START SOURCE MATERIAL

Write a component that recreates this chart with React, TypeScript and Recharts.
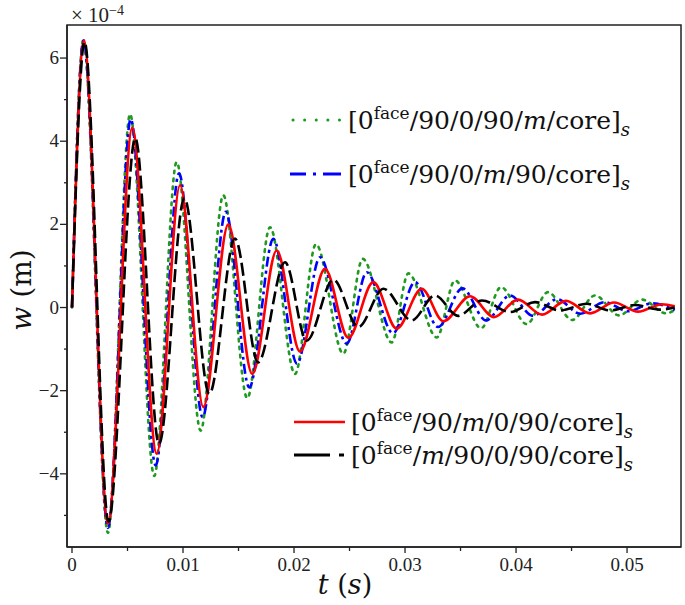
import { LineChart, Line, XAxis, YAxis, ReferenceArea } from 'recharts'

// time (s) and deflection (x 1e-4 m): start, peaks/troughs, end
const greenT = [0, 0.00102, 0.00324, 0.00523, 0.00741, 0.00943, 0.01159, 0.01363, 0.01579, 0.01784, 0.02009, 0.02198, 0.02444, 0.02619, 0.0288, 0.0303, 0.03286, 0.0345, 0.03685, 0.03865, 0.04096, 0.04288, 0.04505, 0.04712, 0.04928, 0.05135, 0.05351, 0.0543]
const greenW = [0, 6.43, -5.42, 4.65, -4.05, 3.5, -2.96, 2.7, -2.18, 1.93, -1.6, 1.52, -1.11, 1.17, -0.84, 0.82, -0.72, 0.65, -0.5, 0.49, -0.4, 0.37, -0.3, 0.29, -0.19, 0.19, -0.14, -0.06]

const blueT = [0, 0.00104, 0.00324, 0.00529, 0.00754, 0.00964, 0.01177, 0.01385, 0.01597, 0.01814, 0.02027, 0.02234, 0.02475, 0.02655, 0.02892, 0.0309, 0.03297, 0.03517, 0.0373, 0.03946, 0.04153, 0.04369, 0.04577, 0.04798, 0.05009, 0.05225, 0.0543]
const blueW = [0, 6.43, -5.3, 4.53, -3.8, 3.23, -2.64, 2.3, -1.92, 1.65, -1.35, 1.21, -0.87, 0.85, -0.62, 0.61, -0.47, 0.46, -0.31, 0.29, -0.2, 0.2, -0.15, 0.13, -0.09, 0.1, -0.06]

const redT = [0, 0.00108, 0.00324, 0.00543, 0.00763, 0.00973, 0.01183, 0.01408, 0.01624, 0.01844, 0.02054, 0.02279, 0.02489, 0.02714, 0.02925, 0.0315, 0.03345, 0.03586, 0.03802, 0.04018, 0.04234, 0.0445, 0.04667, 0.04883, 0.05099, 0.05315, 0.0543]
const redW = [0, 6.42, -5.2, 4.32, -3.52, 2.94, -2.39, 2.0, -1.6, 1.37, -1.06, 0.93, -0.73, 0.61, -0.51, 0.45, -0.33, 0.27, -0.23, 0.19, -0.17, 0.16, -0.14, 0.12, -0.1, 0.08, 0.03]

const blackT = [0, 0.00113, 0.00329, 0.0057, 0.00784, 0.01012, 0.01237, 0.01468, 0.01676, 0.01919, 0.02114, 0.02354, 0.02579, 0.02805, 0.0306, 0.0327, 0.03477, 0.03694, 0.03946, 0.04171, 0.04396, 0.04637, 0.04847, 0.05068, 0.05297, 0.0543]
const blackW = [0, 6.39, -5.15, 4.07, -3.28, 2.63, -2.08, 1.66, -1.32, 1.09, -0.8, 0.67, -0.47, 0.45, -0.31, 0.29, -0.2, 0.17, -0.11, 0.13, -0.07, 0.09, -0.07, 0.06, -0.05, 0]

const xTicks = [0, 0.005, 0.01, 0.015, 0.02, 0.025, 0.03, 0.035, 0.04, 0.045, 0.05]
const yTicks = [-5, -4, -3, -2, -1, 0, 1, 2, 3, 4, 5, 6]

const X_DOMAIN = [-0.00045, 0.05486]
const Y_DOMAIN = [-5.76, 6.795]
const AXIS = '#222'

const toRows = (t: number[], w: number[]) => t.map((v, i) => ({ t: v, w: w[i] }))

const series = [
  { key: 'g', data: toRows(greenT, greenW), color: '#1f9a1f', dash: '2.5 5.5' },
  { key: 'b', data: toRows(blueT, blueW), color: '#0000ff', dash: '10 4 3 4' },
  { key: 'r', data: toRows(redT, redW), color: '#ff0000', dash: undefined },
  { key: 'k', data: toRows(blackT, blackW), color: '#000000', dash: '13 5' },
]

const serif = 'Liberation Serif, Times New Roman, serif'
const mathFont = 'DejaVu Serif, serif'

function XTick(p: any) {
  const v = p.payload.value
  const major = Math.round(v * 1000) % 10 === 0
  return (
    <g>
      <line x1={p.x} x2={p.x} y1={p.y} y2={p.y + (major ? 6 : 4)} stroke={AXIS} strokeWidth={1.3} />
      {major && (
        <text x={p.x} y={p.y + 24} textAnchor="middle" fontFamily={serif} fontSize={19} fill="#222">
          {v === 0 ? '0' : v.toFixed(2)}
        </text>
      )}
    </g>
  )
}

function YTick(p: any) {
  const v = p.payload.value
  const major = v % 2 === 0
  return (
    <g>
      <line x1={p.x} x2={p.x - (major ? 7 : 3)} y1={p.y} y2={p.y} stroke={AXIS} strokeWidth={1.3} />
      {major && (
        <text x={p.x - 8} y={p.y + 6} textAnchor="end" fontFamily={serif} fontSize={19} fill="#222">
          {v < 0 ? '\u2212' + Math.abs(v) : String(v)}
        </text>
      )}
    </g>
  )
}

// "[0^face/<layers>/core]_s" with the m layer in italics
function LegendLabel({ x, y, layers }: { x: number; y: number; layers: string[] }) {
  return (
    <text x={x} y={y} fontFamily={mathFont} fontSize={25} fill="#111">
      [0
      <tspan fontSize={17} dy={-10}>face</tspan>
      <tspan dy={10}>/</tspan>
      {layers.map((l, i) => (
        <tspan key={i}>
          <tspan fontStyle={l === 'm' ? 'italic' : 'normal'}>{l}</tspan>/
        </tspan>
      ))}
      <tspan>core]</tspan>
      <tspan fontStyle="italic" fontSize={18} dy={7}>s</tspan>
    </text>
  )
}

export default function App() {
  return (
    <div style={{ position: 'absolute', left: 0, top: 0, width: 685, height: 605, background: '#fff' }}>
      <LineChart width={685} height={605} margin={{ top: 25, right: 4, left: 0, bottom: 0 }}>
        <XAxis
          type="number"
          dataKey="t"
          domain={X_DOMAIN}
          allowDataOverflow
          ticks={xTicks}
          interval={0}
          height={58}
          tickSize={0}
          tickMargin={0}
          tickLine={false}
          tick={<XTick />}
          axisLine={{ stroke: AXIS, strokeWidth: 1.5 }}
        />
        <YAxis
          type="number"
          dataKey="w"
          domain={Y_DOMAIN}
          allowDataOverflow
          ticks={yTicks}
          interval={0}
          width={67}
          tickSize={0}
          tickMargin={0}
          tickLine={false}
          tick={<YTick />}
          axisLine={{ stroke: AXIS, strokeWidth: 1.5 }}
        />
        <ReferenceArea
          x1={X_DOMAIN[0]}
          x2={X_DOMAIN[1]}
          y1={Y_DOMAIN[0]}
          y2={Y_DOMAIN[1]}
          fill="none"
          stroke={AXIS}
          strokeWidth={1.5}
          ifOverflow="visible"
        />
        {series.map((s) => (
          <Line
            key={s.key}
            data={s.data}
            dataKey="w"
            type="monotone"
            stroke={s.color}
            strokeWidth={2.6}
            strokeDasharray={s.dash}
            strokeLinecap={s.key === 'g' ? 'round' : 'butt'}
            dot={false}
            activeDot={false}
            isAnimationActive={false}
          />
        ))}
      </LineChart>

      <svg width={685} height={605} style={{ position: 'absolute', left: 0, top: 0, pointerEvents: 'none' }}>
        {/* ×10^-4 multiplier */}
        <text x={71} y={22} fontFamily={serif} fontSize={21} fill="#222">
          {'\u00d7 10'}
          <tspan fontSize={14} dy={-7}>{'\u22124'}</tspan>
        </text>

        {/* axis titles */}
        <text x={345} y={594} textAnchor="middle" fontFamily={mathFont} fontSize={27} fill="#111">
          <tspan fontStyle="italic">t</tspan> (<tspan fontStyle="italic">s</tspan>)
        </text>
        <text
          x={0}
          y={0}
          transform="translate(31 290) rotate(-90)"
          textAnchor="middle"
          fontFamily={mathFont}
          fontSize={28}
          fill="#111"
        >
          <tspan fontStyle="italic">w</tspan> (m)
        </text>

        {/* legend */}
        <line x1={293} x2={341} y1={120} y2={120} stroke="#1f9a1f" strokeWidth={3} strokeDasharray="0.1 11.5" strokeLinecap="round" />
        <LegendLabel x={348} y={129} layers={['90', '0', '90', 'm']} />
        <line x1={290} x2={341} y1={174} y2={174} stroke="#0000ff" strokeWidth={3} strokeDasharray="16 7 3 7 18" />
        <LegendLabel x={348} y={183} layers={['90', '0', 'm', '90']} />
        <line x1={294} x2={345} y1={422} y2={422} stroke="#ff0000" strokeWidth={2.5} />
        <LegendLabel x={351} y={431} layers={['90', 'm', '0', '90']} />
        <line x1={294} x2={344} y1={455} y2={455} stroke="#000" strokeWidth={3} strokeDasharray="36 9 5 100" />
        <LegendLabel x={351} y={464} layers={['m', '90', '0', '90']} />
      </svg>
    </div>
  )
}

END SOURCE MATERIAL

YOUR INSTRUCTIONS » Only lines belong in the copy: transcribe those from the start of the data through the line that contains "-0.09, 0.1, -0.06]", and skip the pictures.

FINISHED EXERCISE »
Write a component that recreates this chart with React, TypeScript and Recharts.
import { LineChart, Line, XAxis, YAxis, ReferenceArea } from 'recharts'

// time (s) and deflection (x 1e-4 m): start, peaks/troughs, end
const greenT = [0, 0.00102, 0.00324, 0.00523, 0.00741, 0.00943, 0.01159, 0.01363, 0.01579, 0.01784, 0.02009, 0.02198, 0.02444, 0.02619, 0.0288, 0.0303, 0.03286, 0.0345, 0.03685, 0.03865, 0.04096, 0.04288, 0.04505, 0.04712, 0.04928, 0.05135, 0.05351, 0.0543]
const greenW = [0, 6.43, -5.42, 4.65, -4.05, 3.5, -2.96, 2.7, -2.18, 1.93, -1.6, 1.52, -1.11, 1.17, -0.84, 0.82, -0.72, 0.65, -0.5, 0.49, -0.4, 0.37, -0.3, 0.29, -0.19, 0.19, -0.14, -0.06]

const blueT = [0, 0.00104, 0.00324, 0.00529, 0.00754, 0.00964, 0.01177, 0.01385, 0.01597, 0.01814, 0.02027, 0.02234, 0.02475, 0.02655, 0.02892, 0.0309, 0.03297, 0.03517, 0.0373, 0.03946, 0.04153, 0.04369, 0.04577, 0.04798, 0.05009, 0.05225, 0.0543]
const blueW = [0, 6.43, -5.3, 4.53, -3.8, 3.23, -2.64, 2.3, -1.92, 1.65, -1.35, 1.21, -0.87, 0.85, -0.62, 0.61, -0.47, 0.46, -0.31, 0.29, -0.2, 0.2, -0.15, 0.13, -0.09, 0.1, -0.06]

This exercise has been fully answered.